John Dowie is the missing link of comedy, a man who straddled the generations between folk club stand-ups such as Billy Connolly and Jasper Carrott, and the alternative comics of the Comedy Store and the Comic Strip.
He gigged where there weren’t gigs, and might have taken a more prominent place in cultural history, had he not quit, just as comedy was becoming lucrative.
‘I had enough of audiences that spat on you if they liked you and spat on you if they didn’t,’ he writes of abandoning the punk venues he played, admitting that he felt burned out from constantly performing in a circuit that didn’t yet exist.

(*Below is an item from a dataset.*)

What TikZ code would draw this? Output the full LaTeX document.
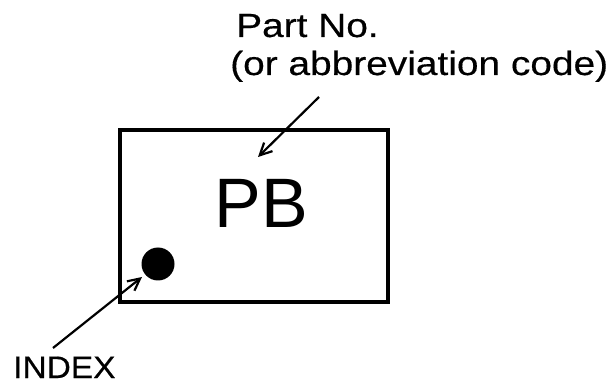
\documentclass[tikz,border=0pt]{standalone}
\usepackage{fontspec}
\setmainfont{Liberation Sans}
\newfontfamily\widesans[FakeStretch=1.16,FakeBold=0.4]{Liberation Sans}
\newfontfamily\idxsans[FakeStretch=1.08,FakeBold=0.4]{Liberation Sans}
\usetikzlibrary{arrows.meta}
\begin{document}
\begin{tikzpicture}[x=1pt,y=-1pt,
  lbl/.style={inner sep=0pt, anchor=base west},
  ptr/.style={line width=2.2pt, -{Straight Barb[length=12pt,width=12pt,line width=2.2pt]}},
  box/.style={draw, line width=4pt, minimum width=268pt, minimum height=172pt, inner sep=0pt}]
\useasboundingbox (0,0) rectangle (613,387);
\node[box] (pb) at (254,216) {};
\node[inner sep=0pt, font=\fontsize{70}{80}\selectfont, anchor=base] (pbtxt) at (261,228) {PB};
\node[circle, fill=black, minimum size=33pt, inner sep=0pt] (dot) at (158,264) {};
\node[lbl, font=\widesans\fontsize{33.5}{40}\selectfont] (partno) at (236,37) {Part No.};
\node[lbl, font=\widesans\fontsize{33.5}{40}\selectfont] (abbr) at (230,75) {(or abbreviation code)};
\node[lbl, font=\idxsans\fontsize{31}{38}\selectfont] (index) at (13,378) {INDEX};
\coordinate (s1) at (319,97);
\coordinate (t1) at (258,157);
\coordinate (s2) at (53,348);
\coordinate (t2) at (142,277);
\draw[ptr] (s1) -- (t1);
\draw[ptr] (s2) -- (t2);
\end{tikzpicture}
\end{document}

Instead of comedy, he found a new obsession, cycling, pootling around Europe from campsite to campsite – with the occasional train ride or budget b&b en route. ’As former contemporaries dined at The Ivy, I ate beans from a camping stove,’ he writes, dourly but not bitterly.

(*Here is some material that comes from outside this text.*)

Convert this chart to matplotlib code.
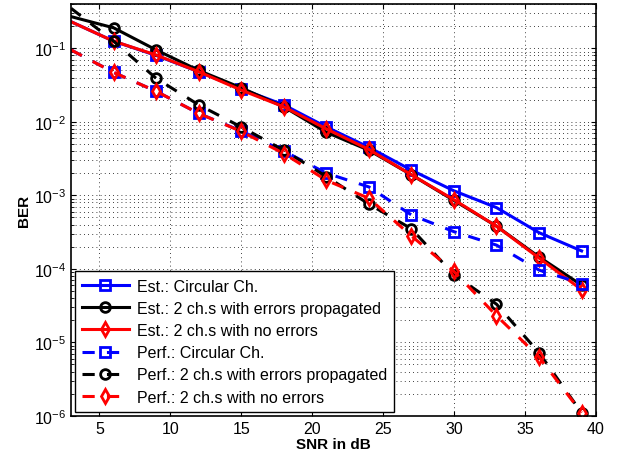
import matplotlib
matplotlib.use("Agg")
import matplotlib.pyplot as plt
from matplotlib.ticker import LogLocator, NullFormatter

plt.rcParams['font.family'] = ['Liberation Sans', 'DejaVu Sans']

snr = [3, 6, 9, 12, 15, 18, 21, 24, 27, 30, 33, 36, 39]

est_circ = [0.23, 0.125, 0.08, 0.048, 0.028, 0.017, 0.0085, 0.0045, 0.0022, 1.15e-3, 6.8e-4, 3.1e-4, 1.75e-4]
est_err = [0.27, 0.19, 0.095, 0.05, 0.029, 0.016, 0.0072, 0.0041, 0.0019, 8.5e-4, 3.8e-4, 1.45e-4, 6e-5]
est_noerr = [0.23, 0.125, 0.081, 0.048, 0.027, 0.016, 0.008, 0.0042, 0.0019, 8.7e-4, 3.8e-4, 1.4e-4, 5.2e-5]
perf_circ = [0.095, 0.047, 0.026, 0.013, 0.0075, 0.004, 0.002, 0.0013, 5.4e-4, 3.2e-4, 2.1e-4, 9.6e-5, 6.3e-5]
perf_err = [0.35, 0.125, 0.039, 0.017, 0.0085, 0.0041, 0.0018, 7.6e-4, 3.5e-4, 8.3e-5, 3.3e-5, 7.2e-6, 1.1e-6]
perf_noerr = [0.095, 0.047, 0.026, 0.013, 0.0074, 0.0037, 0.0016, 9.1e-4, 2.8e-4, 9.2e-5, 2.3e-5, 6.3e-6, 1.1e-6]

series = [
    (est_circ, 'b', '-', 's', 'Est.: Circular Ch.'),
    (est_err, 'k', '-', 'o', 'Est.: 2 ch.s with errors propagated'),
    (est_noerr, 'r', '-', 'd', 'Est.: 2 ch.s with no errors'),
    (perf_circ, 'b', '--', 's', 'Perf.: Circular Ch.'),
    (perf_err, 'k', '--', 'o', 'Perf.: 2 ch.s with errors propagated'),
    (perf_noerr, 'r', '--', 'd', 'Perf.: 2 ch.s with no errors'),
]

fig = plt.figure(figsize=(6.18, 4.6), dpi=100)
ax = fig.add_axes([0.115, 0.094, 0.849, 0.895])

for vals, c, ls, m, lab in series:
    ax.semilogy(snr, vals, color=c, linestyle=ls, marker=m, markersize=7,
                markerfacecolor='none', markeredgewidth=2, linewidth=2.2,
                markevery=slice(1, None), dashes=(4, 4) if ls == '--' else (None, None),
                label=lab)

ax.set_xlim(3, 40)
ax.set_ylim(1e-6, 0.4)
ax.set_xticks(range(5, 41, 5))
ax.yaxis.set_minor_locator(LogLocator(base=10, subs=range(2, 10), numticks=20))
ax.yaxis.set_minor_formatter(NullFormatter())
ax.grid(True, which='major', linestyle=(0, (1, 4)), color='k', linewidth=0.6)
ax.grid(True, which='minor', axis='y', linestyle=(0, (1, 4)), color='k', linewidth=0.6)
ax.tick_params(which='both', direction='in', top=True, right=True, labelsize=11.5)
for s in ax.spines.values():
    s.set_linewidth(1.2)

ax.set_xlabel('SNR in dB', fontweight='bold', fontsize=11, labelpad=1)
ax.set_ylabel('BER', fontweight='bold', fontsize=11, labelpad=2)

leg = ax.legend(loc='lower left', fontsize=11.5, fancybox=False, edgecolor='k',
                framealpha=1, handlelength=2.9, handletextpad=0.5, borderpad=0.45,
                labelspacing=0.45, borderaxespad=0.25, numpoints=1)
leg.get_frame().set_linewidth(1.0)

fig.savefig('out.png', dpi=100)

As the ‘Freewheeling’ title suggests, the book is almost a stream of consciousness about the thoughts he had on his travels, from prosaic concerns about the price of pitching a tent to reflections on the meaning of life. Dowie is Jack Kerouac with a puncture repair kit.
Though not a memoir, as such, we get glimpses of his life growing up in Oulton on the edges of Birmingham, where he became obsessed by Spike Milligan. The young Dowie collared his hero at the stage door after a performance of his play The Bed Sitting Room, and the ambition to become the next Spike Milligan – however that might be achieved – lodged in his head.
Before his haphazard ‘audience with’ performances, Spike would always say ‘this show has not been rehearsed, therefore it cannot go wrong,’ and Dowie takes the same approach to touring on his bike; going where his whim takes him, funded by the sale of all his worldly possessions.
He encounters rude Frenchman, friendly Dutch, and surly Englishmen with no sense of customer service who nonetheless decided to go into the hospitality business – so no shattering of stereotypes here. Our deadpan hero must negotiate homophobic campsite owners, labyrinthine rules about bringing bicycles on trains – and also his own melancholy. It would be trite to say he was cycling away from reality, but he leaves a strong feeling that he enjoys living up to the romantic notion of artistic solitude, a man alone with his red wine and his memories
Indeed, his travels lead him to reconnect with various names from his history, either literally or figuratively. There’s David Gordon, the camp artistic director of the Midlands Arts Centre who first encouraged Dowie on the stage; old flame Debbie – called Dubai as that’s how it sounds in the Brummie brogue – whom he tracks down in Sardinia in an ill-fated attempt to kindle a romance; or the ‘jazz hoofer’ Will Gaines, a fellow touring artist he recalls with fondness. It seems people were more colourful in the past.
Some flashbacks will resonate with comedy fans, as Dowie recall the first year of the Assembly Rooms at the Edinburgh Fringe in 1981 or future mega-agent Addison Cresswell introducing a pub of hardened Scottish drinkers to the filthy flirtations of a leather-clad Julian Clary around the same time. Then there’s the run-in Dowie had with customs officials curious about his suitcase full of props after a performing trip to Amsterdam
But he’ll spend just as long talking about a mechanical failure on his bike as he will these showbiz anecdotes, just to reiterate the point this is definitely not a memoir.
And more than the travel tales, Dowie reflects on life, both his and in the abstract, and while he may come to no definitive conclusions, he’s certainly a man who knows the journey is more important than any destination.